The current threshold is too high. This means that many potentially sensitive transactions are not being reviewed by the relevant authorities. Lowering the threshold for foreign investment will enable the government to better control transactions that could have a negative impact on our economy. That does not necessarily mean that all foreign investments should be blocked, but rather that we must be able to carefully evaluate each case and impose conditions, if necessary, to ensure that these investments truly benefit Quebec or the rest of Canada.
By modernizing the entire Investment Canada Act, the government can also put in place mechanisms to encourage investment in key sectors of our economy. Tax incentives, targeted subsidies and other incentives can be used to attract domestic and foreign investment in areas such as technology, R and D, manufacturing and many other vital sectors. The aeronautical field also comes to mind.
In addition, modernizing the act can help ensure that foreign investment does not compromise our economic sovereignty by allowing foreign players to take control of our strategic companies. Appropriate control mechanisms must be put in place to ensure that Canadian companies remain under Canadian control and Quebec companies remain under Quebec's control. This is necessary to protect our interests.
It is important to note that the modernization of the Investment Canada Act should not be seen as an isolationist measure, quite the contrary. We recognize the value of international trade and foreign investment in our economy. However, we have a duty to protect our long-term economic interests. In that sense, ownership of our resources is a fundamental issue.

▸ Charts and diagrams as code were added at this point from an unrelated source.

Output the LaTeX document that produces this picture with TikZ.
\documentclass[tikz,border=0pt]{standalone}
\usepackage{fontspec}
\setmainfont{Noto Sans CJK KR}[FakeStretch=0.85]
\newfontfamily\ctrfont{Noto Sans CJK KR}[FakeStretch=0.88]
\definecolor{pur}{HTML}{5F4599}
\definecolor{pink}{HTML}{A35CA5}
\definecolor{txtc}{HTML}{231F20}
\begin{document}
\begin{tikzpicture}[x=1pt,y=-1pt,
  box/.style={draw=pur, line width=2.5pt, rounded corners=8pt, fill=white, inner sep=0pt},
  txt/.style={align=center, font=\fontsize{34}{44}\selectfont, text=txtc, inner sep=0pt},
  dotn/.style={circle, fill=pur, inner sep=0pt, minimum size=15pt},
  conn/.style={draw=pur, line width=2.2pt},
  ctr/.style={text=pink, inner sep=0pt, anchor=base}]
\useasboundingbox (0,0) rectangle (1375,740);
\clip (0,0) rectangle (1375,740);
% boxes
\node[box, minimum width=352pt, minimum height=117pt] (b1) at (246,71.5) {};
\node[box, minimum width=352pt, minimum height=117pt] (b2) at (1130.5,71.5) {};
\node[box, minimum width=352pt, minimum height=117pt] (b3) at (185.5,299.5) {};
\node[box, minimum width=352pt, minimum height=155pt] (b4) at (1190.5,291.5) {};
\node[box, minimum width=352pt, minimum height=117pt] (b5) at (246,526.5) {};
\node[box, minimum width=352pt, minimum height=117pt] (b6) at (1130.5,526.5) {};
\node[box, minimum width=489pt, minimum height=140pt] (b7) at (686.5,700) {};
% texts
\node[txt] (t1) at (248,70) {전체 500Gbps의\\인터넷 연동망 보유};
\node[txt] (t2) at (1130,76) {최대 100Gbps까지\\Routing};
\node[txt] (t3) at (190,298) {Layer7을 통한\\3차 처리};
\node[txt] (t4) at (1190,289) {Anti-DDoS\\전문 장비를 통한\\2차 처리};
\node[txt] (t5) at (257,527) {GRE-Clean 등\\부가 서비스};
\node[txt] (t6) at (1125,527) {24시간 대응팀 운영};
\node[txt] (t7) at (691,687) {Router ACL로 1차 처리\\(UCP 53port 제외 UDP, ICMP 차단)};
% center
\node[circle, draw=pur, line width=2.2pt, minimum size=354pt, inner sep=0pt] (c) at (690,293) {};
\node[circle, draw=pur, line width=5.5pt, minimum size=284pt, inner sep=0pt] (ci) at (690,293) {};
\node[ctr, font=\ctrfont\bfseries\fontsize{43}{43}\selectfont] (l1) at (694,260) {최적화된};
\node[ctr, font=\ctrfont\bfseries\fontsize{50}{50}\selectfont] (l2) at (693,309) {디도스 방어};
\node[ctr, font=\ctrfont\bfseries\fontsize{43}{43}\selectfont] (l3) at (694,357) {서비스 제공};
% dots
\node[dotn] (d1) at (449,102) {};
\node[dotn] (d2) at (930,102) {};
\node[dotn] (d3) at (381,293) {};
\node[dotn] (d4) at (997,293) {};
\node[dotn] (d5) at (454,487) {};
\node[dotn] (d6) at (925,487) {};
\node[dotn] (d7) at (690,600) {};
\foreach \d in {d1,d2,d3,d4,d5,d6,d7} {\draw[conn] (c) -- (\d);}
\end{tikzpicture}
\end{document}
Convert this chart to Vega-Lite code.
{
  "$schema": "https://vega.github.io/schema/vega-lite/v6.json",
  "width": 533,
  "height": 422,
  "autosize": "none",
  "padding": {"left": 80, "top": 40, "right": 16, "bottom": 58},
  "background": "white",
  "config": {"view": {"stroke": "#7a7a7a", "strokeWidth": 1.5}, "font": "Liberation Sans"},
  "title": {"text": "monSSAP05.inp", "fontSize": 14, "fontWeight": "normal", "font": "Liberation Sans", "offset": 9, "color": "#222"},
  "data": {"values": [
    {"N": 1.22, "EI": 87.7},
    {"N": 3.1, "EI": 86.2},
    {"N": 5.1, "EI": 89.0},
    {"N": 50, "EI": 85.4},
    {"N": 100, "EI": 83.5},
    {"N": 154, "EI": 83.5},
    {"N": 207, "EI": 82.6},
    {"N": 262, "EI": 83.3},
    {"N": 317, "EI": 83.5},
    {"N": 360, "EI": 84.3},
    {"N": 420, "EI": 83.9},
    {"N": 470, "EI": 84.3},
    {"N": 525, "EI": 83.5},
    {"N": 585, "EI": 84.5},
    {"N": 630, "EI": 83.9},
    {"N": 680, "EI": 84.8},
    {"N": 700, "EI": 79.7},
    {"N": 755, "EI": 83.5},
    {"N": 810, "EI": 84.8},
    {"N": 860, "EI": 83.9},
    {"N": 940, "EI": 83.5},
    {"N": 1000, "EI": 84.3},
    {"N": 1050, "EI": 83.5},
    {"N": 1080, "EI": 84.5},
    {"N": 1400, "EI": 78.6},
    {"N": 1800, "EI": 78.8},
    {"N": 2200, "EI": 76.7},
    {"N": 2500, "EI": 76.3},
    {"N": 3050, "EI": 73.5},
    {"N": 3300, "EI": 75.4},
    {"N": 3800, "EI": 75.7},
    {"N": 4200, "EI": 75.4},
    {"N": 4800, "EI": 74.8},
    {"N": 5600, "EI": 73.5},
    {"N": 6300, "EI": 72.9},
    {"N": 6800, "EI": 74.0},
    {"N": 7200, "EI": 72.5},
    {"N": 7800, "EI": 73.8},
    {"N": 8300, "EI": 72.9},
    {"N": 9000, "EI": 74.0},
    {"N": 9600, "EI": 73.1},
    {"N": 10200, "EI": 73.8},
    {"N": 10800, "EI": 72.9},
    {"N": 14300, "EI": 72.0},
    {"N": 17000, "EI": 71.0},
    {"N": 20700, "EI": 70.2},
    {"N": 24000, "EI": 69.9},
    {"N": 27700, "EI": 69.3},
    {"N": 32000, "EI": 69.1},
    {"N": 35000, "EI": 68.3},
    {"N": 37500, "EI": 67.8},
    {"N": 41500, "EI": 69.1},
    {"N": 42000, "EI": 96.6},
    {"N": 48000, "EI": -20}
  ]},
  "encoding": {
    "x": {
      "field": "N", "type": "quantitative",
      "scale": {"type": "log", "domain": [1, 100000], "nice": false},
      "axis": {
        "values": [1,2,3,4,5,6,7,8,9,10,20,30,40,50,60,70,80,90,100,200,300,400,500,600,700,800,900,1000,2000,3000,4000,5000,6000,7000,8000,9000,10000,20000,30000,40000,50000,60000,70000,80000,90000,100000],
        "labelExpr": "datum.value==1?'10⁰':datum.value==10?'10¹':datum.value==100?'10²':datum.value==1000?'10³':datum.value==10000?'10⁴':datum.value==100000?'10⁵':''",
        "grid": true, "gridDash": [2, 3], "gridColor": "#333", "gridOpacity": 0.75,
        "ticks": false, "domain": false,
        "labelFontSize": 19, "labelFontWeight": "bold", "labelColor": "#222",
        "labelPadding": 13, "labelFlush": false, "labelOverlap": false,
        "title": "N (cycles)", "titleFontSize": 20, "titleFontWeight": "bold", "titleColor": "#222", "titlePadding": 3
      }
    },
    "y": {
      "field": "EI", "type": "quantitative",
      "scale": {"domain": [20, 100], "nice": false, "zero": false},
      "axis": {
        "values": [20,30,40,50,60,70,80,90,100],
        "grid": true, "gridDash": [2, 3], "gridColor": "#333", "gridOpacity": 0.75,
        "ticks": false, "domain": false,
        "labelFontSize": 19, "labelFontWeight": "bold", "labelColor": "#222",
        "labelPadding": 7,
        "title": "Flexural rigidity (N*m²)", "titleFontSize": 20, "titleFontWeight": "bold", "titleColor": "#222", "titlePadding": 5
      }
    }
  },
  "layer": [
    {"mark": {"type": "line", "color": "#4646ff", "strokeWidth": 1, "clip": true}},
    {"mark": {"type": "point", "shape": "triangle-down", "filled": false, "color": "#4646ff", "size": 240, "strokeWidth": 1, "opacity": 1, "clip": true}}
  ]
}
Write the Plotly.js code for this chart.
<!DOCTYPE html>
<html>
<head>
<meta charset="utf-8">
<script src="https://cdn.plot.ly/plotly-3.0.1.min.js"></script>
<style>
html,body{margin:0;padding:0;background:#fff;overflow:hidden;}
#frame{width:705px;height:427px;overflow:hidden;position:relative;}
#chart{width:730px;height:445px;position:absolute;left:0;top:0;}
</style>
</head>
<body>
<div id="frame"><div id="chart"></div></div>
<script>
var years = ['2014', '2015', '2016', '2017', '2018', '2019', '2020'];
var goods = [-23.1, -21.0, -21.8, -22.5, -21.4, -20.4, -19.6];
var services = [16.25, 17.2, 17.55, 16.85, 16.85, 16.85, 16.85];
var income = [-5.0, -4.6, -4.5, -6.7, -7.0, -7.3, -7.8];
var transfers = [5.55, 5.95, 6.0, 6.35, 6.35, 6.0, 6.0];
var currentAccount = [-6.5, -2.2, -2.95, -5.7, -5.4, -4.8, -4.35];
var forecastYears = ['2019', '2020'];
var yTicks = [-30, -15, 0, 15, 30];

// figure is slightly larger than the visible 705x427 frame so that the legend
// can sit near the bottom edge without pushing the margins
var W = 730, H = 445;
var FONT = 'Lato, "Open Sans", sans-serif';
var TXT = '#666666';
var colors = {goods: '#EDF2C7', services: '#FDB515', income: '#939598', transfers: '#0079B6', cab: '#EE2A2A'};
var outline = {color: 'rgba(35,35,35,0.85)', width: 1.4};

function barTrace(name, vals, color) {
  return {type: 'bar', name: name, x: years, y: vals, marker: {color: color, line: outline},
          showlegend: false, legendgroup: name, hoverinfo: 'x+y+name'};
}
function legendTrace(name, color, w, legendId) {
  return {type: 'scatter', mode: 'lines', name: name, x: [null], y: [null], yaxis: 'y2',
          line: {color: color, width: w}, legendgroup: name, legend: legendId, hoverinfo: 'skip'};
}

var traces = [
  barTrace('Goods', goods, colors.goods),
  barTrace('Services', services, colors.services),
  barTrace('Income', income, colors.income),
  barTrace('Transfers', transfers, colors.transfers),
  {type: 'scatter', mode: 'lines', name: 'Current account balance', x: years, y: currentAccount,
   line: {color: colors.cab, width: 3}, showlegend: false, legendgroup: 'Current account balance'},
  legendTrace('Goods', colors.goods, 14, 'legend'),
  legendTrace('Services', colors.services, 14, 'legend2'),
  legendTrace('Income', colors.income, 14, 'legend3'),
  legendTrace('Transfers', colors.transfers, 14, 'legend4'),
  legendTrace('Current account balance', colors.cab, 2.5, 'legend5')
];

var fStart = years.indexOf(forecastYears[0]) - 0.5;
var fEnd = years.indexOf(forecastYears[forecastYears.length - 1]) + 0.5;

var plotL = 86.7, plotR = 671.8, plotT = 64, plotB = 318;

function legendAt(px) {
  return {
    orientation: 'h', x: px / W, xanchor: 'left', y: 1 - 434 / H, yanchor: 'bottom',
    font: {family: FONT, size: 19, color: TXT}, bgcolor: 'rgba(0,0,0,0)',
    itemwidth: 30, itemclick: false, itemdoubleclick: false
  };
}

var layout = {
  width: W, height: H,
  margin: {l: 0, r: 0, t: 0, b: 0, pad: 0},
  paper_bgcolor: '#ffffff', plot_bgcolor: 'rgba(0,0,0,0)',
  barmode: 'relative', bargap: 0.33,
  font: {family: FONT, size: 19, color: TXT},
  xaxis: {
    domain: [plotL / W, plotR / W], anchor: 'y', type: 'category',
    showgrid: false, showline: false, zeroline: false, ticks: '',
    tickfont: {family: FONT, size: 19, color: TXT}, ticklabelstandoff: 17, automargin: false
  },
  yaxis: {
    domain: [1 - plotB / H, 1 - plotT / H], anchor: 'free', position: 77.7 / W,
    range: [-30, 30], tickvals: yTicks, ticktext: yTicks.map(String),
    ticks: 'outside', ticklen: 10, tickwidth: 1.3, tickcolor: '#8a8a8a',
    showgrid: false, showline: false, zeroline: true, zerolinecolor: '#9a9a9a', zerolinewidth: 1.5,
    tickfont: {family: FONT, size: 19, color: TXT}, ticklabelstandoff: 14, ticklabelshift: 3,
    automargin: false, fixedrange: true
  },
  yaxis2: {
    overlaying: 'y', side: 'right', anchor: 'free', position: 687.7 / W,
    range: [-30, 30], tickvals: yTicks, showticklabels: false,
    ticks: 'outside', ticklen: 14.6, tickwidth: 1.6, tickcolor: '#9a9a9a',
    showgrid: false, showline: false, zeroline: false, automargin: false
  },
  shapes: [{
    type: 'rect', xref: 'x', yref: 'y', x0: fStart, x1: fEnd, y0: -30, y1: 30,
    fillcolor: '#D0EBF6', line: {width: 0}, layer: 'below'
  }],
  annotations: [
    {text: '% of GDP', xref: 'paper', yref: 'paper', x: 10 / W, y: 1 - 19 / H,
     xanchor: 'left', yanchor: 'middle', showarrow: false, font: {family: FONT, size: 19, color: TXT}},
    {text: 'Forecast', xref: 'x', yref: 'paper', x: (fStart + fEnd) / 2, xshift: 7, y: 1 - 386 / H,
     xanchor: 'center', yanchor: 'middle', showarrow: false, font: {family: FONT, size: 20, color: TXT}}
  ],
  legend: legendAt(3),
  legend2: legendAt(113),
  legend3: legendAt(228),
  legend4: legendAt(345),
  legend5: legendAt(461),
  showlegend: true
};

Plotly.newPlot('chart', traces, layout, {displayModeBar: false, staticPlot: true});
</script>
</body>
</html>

The government is responsible for striking a balance between national security and economic security. By modernizing the Investment Canada Act in a way that takes both of these aspects into consideration, we can guarantee that our economy will remain, strong, competitive and sovereign.
I want to dig into the pandemic example a little more because there is something interesting there. Some companies, like Air Transat, lost value. Air Canada was in a similar situation. The Standing Committee on Industry and Technology did a study on the Investment Canada Act and its potential repercussions.
I believe that Bill C‑34 is essentially the product of the recommendations that came out of the work we did in committee at the height of the COVID‑19 pandemic. One of my concerns back then was potential loss of value due to a major economic factor such as COVID‑19. Given the current inflationary context, we may still be heading for a recession. Interest rates have gone up a lot. We know that the situation with the Canada emergency business account is key to the survival of our SMEs. About 80% of them have not yet started repaying their loans. Many businesses are in danger.
Had we been able to lower the thresholds and provide better protection for these businesses, maybe we could have saved these strategic assets. Based on the overall current context, we believe that lowering the thresholds is still appropriate. Economic growth can never be taken for granted.
Lastly, by focusing mainly on national security, Bill C‑34 fails to adequately address the fact that Quebeckers and Canadians are gradually losing control over their own economy. It is imperative that the government table another bill to modernize the entire Investment Canada Act by significantly lowering the foreign investment thresholds, introducing incentives to stimulate domestic and foreign investments in strategic sectors, and protecting our economic sovereignty.
As I have said before, national security is important, but so is economic security. Our future depends on it.